The motion court granted defendants' motion and dismissed the action. The court did not rely on the arguments raised by the parties, which focused on whether paragraph IV(b) of the Agreement, and in particular the termination for cause provision of that paragraph, applied to the Hatkoff consultancy. The court held that, even if paragraph IV(b) did apply to the Hatkoff consultancy, the 1996 Letter stated: "VCG may be terminated solely for cause as provided in paragraph IV of the [1993] Agreement," which the court read to mean that the entirety of paragraph IV(b) was incorporated.
The court further reasoned that because the termination of Hatkoff took place 18 years later, Tussauds was outside the two-year period and thus could terminate Hatkoff, whether his consultancy was separate from or part of the Agreement, without cause.
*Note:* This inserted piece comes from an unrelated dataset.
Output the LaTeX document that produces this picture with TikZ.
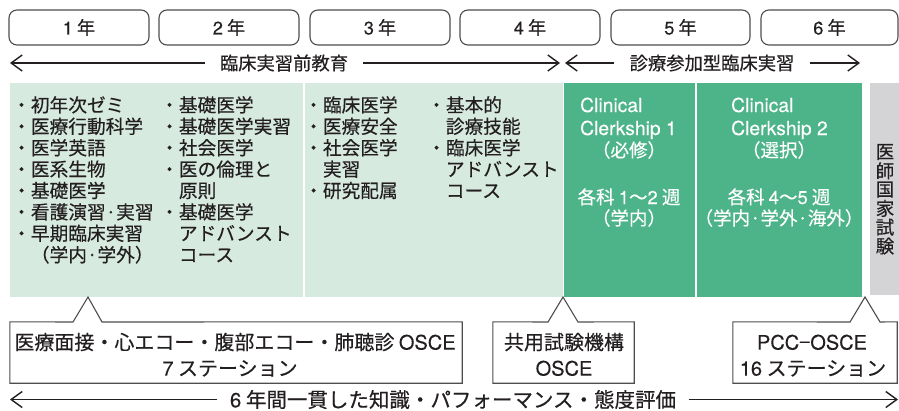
\documentclass[tikz,border=0pt]{standalone}
\usepackage{fontspec}
\setmainfont{Noto Sans CJK JP}[FakeBold=0.35]
\newfontfamily\hv{TeX Gyre Heros}[FakeBold=0.15]
\usetikzlibrary{arrows.meta}
\definecolor{lightg}{HTML}{D7EAE0}
\definecolor{darkg}{HTML}{4DB389}
\definecolor{grayp}{HTML}{D4D4D6}
\definecolor{ink}{HTML}{231F20}
\definecolor{edge}{HTML}{4D4D4D}
\begin{document}
\begin{tikzpicture}[x=1pt,y=-1pt,
  every node/.style={inner sep=0pt, text=ink},
  yearbox/.style={draw=edge, line width=1.1pt, rounded corners=8pt,
    minimum height=35pt, font=\fontsize{18.3}{20}\selectfont},
  alabel/.style={inner xsep=15pt, font=\fontsize{18.3}{20}\selectfont},
  blabel/.style={inner xsep=12.5pt, font=\fontsize{20.5}{22}\selectfont},
  arr/.style={line width=1.4pt, draw=ink, -{Straight Barb[length=11pt,width=16pt,line width=1.4pt]}},
  ptext/.style={anchor=base west, font=\fontsize{18.7}{20}\selectfont},
  gtext/.style={text=white, font=\fontsize{18.5}{20}\selectfont},
  gltext/.style={text=white, anchor=base west, font=\hv\fontsize{19.3}{20}\selectfont},
  cbox/.style={minimum height=61pt},
  cline/.style={draw=edge, line width=1.1pt, fill=white},
  ctext/.style={anchor=base, font=\fontsize{20}{22}\selectfont},
]
\useasboundingbox[fill=white] (0,0) rectangle (899,410);

% year boxes
\node[yearbox, minimum width=140pt] (y1) at (79,27.5) {{\hv 1}\hspace{4pt}年};
\node[yearbox, minimum width=140pt] (y2) at (229,27.5) {{\hv 2}\hspace{4pt}年};
\node[yearbox, minimum width=140pt] (y3) at (380,27.5) {{\hv 3}\hspace{4pt}年};
\node[yearbox, minimum width=140pt] (y4) at (530,27.5) {{\hv 4}\hspace{4pt}年};
\node[yearbox, minimum width=139pt] (y5) at (680.5,27.5) {{\hv 5}\hspace{4pt}年};
\node[yearbox, minimum width=137pt] (y6) at (829.5,27.5) {{\hv 6}\hspace{4pt}年};

% phase arrows
\node[alabel] (pre) at (284,63) {臨床実習前教育};
\coordinate (preL) at (10,63);
\coordinate (preR) at (560,63);
\draw[arr] (pre.west |- preL) -- (preL);
\draw[arr] (pre.east |- preR) -- (preR);
\node[alabel] (cc) at (712,63) {診療参加型臨床実習};
\coordinate (ccL) at (565,63);
\coordinate (ccR) at (860,63);
\draw[arr] (cc.west |- ccL) -- (ccL);
\draw[arr] (cc.east |- ccR) -- (ccR);

% panels
\fill[lightg] (10,83) rectangle (303,297);
\fill[lightg] (305,83) rectangle (563,297);
\fill[darkg] (564,83) rectangle (695,297);
\fill[darkg] (697,83) rectangle (862,297);
\fill[grayp] (870,83) rectangle (899,295);

% panel 1
\foreach \t [count=\i] in {・初年次ゼミ,・医療行動科学,・医学英語,・医系生物,・基礎医学,・看護演習·実習,・早期臨床実習,\hspace{1em}（学内·学外）}
  \node[ptext] (pa\i) at (12,{112+21.4*(\i-1)}) {\t};
\foreach \t [count=\i] in {・基礎医学,・基礎医学実習,・社会医学,・医の倫理と,\hspace{1em}原則,・基礎医学,\hspace{1em}アドバンスト,\hspace{1em}コース}
  \node[ptext] (pb\i) at (160,{112+21.4*(\i-1)}) {\t};
% panel 2
\foreach \t [count=\i] in {・臨床医学,・医療安全,・社会医学,\hspace{1em}実習,・研究配属}
  \node[ptext] (pc\i) at (304,{112+21.4*(\i-1)}) {\t};
\foreach \t [count=\i] in {・基本的,\hspace{1em}診療技能,・臨床医学,\hspace{1em}アドバンスト,\hspace{1em}コース}
  \node[ptext] (pd\i) at (427,{112+21.4*(\i-1)}) {\t};

% clinical clerkship 1
\node[gltext] (ca1) at (580,112) {Clinical};
\node[gltext] (ca2) at (580,135) {Clerkship 1};
\node[gtext, anchor=base] (ca3) at (629,157) {（必修）};
\node[gtext, anchor=base] (ca4) at (629,204) {各科 {\hv 1}〜{\hv 2} 週};
\node[gtext, anchor=base] (ca5) at (629,225) {（学内）};
% clinical clerkship 2
\node[gltext] (cb1) at (731,112) {Clinical};
\node[gltext] (cb2) at (731,135) {Clerkship 2};
\node[gtext, anchor=base] (cb3) at (779,157) {（選択）};
\node[gtext, anchor=base] (cb4) at (779,204) {各科 {\hv 4}〜{\hv 5} 週};
\node[gtext, anchor=base] (cb5) at (779,225) {（学内·学外·海外）};

% national exam
\foreach \c [count=\i] in {医,師,国,家,試,験}
  \node[font=\fontsize{18.5}{20}\selectfont] (ne\i) at (885,{152+18.8*(\i-1)}) {\c};

% callouts
\node[cbox, minimum width=452pt] (o1) at (236,352.5) {};
\draw[cline] (o1.north west) -- (73,322) -- (88,297) -- (102,322) -- (o1.north east)
  -- (o1.south east) -- (o1.south west) -- cycle;
\node[ctext] (o1a) at (235,349.6) {医療面接・心エコー・腹部エコー・肺聴診 {\hv OSCE}};
\node[ctext] (o1b) at (230,375.6) {{\hv 7} ステーション};

\node[cbox, minimum width=141pt] (o2) at (563.5,352.5) {};
\draw[cline] (o2.north west) -- (548,322) -- (563,297) -- (578,322) -- (o2.north east)
  -- (o2.south east) -- (o2.south west) -- cycle;
\node[ctext] (o2a) at (564,349.6) {共用試験機構};
\node[ctext] (o2b) at (564,375.6) {\hv OSCE};

\node[cbox, minimum width=164pt] (o3) at (815,352.5) {};
\draw[cline] (o3.north west) -- (850,322) -- (865,297) -- (880,322) -- (o3.north east)
  -- (o3.south east) -- (o3.south west) -- cycle;
\node[ctext] (o3a) at (812,349.6) {{\hv PCC}−{\hv OSCE}};
\node[ctext] (o3b) at (813,375.6) {{\hv 16} ステーション};

% bottom arrow
\node[blabel] (ev) at (453,399.5) {{\hv 6} 年間一貫した知識・パフォーマンス・態度評価};
\coordinate (evL) at (10,399.5);
\coordinate (evR) at (898,399.5);
\draw[arr] (ev.west |- evL) -- (evL);
\draw[arr] (ev.east |- evR) -- (evR);
\end{tikzpicture}
\end{document}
While the motion court based its decision on a theory not advanced by the parties, given that the theory was one based solely on the face of the written agreements, any prejudice to plaintiffs was alleviated by the opportunity to address the argument on appeal (see Chateau D'If Corp. v City of New York, 219 AD2d 205, 209 [1st Dept 1996], lv denied 88 NY2d 811 [1996]). In any event, the contractual terms upon which the motion court based its determination are subject to competing, reasonable interpretations, and therefore dismissal was not warranted on that basis (see Duane Reade, Inc. v Cardtronics, LP, 54 AD3d 137, 144 [1st Dept 2008]).
However, defendants are correct that, even reading the various documents together, the termination for cause provisions of the 1993 Agreement do not apply to the individual plaintiff's consultancy. The Agreement expressly bars third-party beneficiaries, and the clause in question speaks only to the performance and termination of the corporate plaintiff, VWC.
Plaintiffs' own argument and affidavits contradict their unpleaded assertion that there was a separate oral contract.
We have considered plaintiffs' other arguments and find them unpersuasive.
THIS CONSTITUTES THE DECISION AND ORDER
OF THE SUPREME COURT, APPELLATE DIVISION, FIRST DEPARTMENT.